How Peoplifi's Desktop Agent Is Designed

Peoplifi's desktop agent is built around the principle of minimum necessary collection:

  • Captures active time on task and application categories, not specific URLs or keystrokes
  • Shows each employee their own data in real time through the employee self-service portal
  • Displays a visible tray indicator so employees always know the agent is running. There is no silent background mode.
  • Does not capture screenshots, webcam or personal device activity
  • Data is attributed to the employee only after clock-in and stops recording after clock-out or during designated break periods

If you are looking for a monitoring approach that gives you the management visibility you need without the privacy exposure you do not want, sign up for Peoplifi and configure the desktop agent as part of your remote team setup.

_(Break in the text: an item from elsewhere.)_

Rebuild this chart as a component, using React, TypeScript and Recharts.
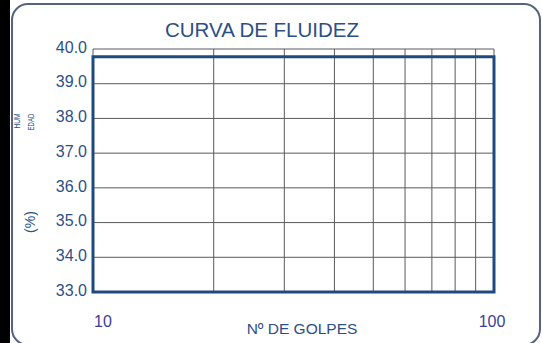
import React from 'react';
import { ComposedChart, XAxis, YAxis, CartesianGrid, ReferenceArea } from 'recharts';

// golpes (escala logarítmica) y humedad
const golpesTicks = [10, 20, 30, 40, 50, 60, 70, 80, 90, 100];
const golpesLabels = [10, 100];
const humedadTicks = [33, 34, 35, 36, 37, 38, 39, 40];
const marcoHumedad = [33, 39.78];

const AZUL = '#2c4f86';
const MARCO = '#1f4a80';

const XTick = (props: any) => {
  const { x, y, payload } = props;
  if (!golpesLabels.includes(payload.value)) return null;
  const dx = payload.value === 10 ? 10 : -2;
  return (
    <text x={x + dx} y={y + 27} textAnchor="middle" fill="#3b3d9c" fontSize={16} fontFamily="Arial, Liberation Sans, sans-serif">
      {payload.value}
    </text>
  );
};

const Textos = () => (
  <g fontFamily="Arial, Liberation Sans, sans-serif">
    <text x={262} y={37} textAnchor="middle" fill={AZUL} fontSize={20.5}>CURVA DE FLUIDEZ</text>
    <text transform="translate(35,222) rotate(-90)" textAnchor="middle" fill={AZUL} fontSize={14}>(%)</text>
    <text transform="translate(20,121) rotate(-90)" textAnchor="middle" fill={AZUL} fontSize={9} textLength={15} lengthAdjust="spacingAndGlyphs">HUM</text>
    <text transform="translate(34,122) rotate(-90)" textAnchor="middle" fill={AZUL} fontSize={9} textLength={17} lengthAdjust="spacingAndGlyphs">EDAD</text>
  </g>
);

const App = () => {
  return (
    <div style={{ position: 'absolute', left: 0, top: 0, width: 542, height: 343, overflow: 'hidden', background: '#fff' }}>
      <div style={{ position: 'absolute', left: 0, top: 0, width: 10, height: 343, background: '#000' }} />
      <div
        style={{
          position: 'absolute', left: 11, top: 3, width: 530, height: 343,
          border: '2px solid #56627e', borderRadius: 17, boxSizing: 'border-box',
        }}
      />
      <div style={{ position: 'absolute', left: 0, top: 0 }}>
        <ComposedChart width={542} height={343} data={[]} margin={{ top: 49, right: 48, bottom: 21, left: 33 }}>
          <CartesianGrid stroke="#5a5a5a" strokeWidth={1} fill="none" />
          <XAxis
            type="number"
            dataKey="golpes"
            scale="log"
            domain={[10, 100]}
            ticks={golpesTicks}
            allowDataOverflow
            axisLine={false}
            tickLine={false}
            height={30}
            tick={<XTick />}
            interval={0}
            label={{
              content: () => (
                <text x={302} y={334} textAnchor="middle" fill={AZUL} fontSize={15.5} fontFamily="Arial, Liberation Sans, sans-serif">
                  Nº DE GOLPES
                </text>
              ),
            }}
          />
          <YAxis
            type="number"
            dataKey="humedad"
            domain={[33, 40]}
            ticks={humedadTicks}
            allowDataOverflow
            axisLine={false}
            tickLine={false}
            width={60}
            tickMargin={0}
            tickSize={6}
            interval={0}
            tickFormatter={(v: number) => v.toFixed(1)}
            tick={{ fill: AZUL, fontSize: 16, fontFamily: 'Arial, Liberation Sans, sans-serif', dy: -2 }}
            label={{ content: () => <Textos /> }}
          />
          <ReferenceArea
            x1={10}
            x2={100}
            y1={marcoHumedad[0]}
            y2={marcoHumedad[1]}
            fill="none"
            stroke={MARCO}
            strokeWidth={3}
            ifOverflow="visible"
          />
        </ComposedChart>
      </div>
    </div>
  );
};

export default App;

Building Accountability, Not Surveillance

The goal of monitoring should be to make the employment relationship fairer for both sides, not to catch people out. Tie monitoring data to outcomes: if an employee's active time is low but their deliverables are on time and high quality, the activity data is irrelevant. If a team member is struggling with workload, monitoring data can surface that early enough for a manager to intervene helpfully rather than punitively. Used well, activity data supports the conversation. It does not replace the conversation.

Frequently Asked Questions

Do I need to tell employees before monitoring them?

Yes, in virtually every jurisdiction. In the EU, GDPR requires prior disclosure. In the UK, the ICO guidance requires it. In Pakistan, while no specific law mandates it, the consent principle and good employment practice both require employees to be informed. Undisclosed monitoring is both a legal risk and a serious breach of trust.

Can I monitor employees on their personal phones or laptops?

You should not install monitoring software on personal devices. Even if an employee consents as a condition of employment, courts in many jurisdictions have found that such consent is not freely given and therefore not valid. The practical solution is to separate work activity to company-provided devices or, for BYOD environments, use mobile device management (MDM) tools that create a managed work container without accessing personal data.

What should I do if an employee objects to monitoring?

Listen to the specific concern. If the objection is about invasive data collection (keystrokes, webcam), consider whether you actually need that data. If the objection is about the monitoring being disproportionate, review your policy against the minimum necessary principle. For legitimate operational monitoring disclosed in the employment contract, you can require compliance as a condition of employment, but approach this as a last resort after addressing the underlying concern.

How long should monitoring data be retained?

Retain monitoring data for the minimum period necessary for its stated purpose. Payroll records are typically required by law for 5 years in most jurisdictions. Operational monitoring data beyond what is needed for payroll should generally be retained for no more than 3 to 6 months, after which it should be deleted automatically. Define retention periods in your monitoring policy and enforce them technically, not just by policy.